By Mirwais Harooni
KABUL (Reuters) - A car bomb hit the center of Kabul late on Monday, just hours after a Taliban suicide attack near the Defence Ministry killed at least 24 people, including a number of senior security officials, and wounded 91 others, officials said.
Sporadic gunfire could be heard in an area with many shops and businesses and initial reports suggested that a guesthouse had been targeted, with attackers suspected to have entered the building, an Interior Ministry official said.
Glass from shattered windows lay on the street near the explosion site where police sealed off the area. There was no immediate claim of responsibility.
Just a month before a conference in Brussels where international donors are expected to pledge continued financial support to Afghanistan, the attacks highlighted the precarious security climate in the capital.
Earlier on Monday, twin blasts in quick succession tore through an afternoon crowd in a bustling area of the city close to the Defence Ministry.
The Taliban immediately claimed responsibility for that attack, in which a suicide bomber caught security forces personnel and civilians who rushed to help victims of the first explosion.
"When the first explosion happened people crowded to the site and then the second blast occurred, which was really powerful and killed lots of people," said Samiullah Safi, who witnessed the attack.
An army general and two senior police commanders were among the dead, a Defence Ministry official said.

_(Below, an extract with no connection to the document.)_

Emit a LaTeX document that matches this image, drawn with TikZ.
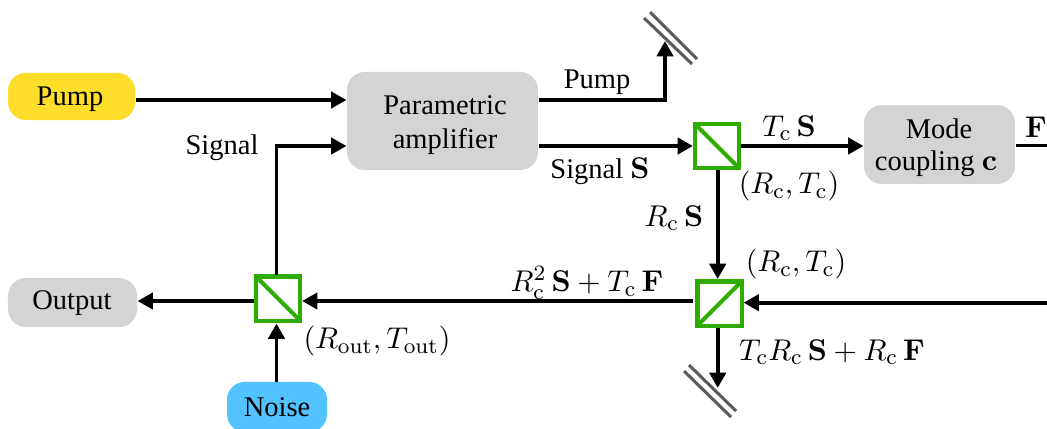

Another official said the deputy head of President Ashraf Ghani's personal protection force had also been killed.
The double bombing came less than two weeks after gunmen attacked the American University in Kabul, killing 13 people.
It was the deadliest attack in Kabul since at least 80 people were killed by a suicide bomber who targeted a demonstration on July 23. That assault was claimed by Islamic State.
The Taliban's ability to conduct coordinated high profile attacks in the capital Kabul has piled pressure on the Western-backed government, which has struggled to reassure a war-weary population that it can guarantee security.
Afghanistan's foreign partners, concerned about the ability of the security forces to withstand Taliban violence, are expected to pledge support over coming years at the Brussels conference, three months after NATO members reaffirmed their commitment at a meeting in Warsaw.
Outside Kabul, the insurgents have stepped up their military campaign, threatening Laskkar Gah, capital of the strategic southern province of Helmand as well as Kunduz, the northern city they briefly took last year.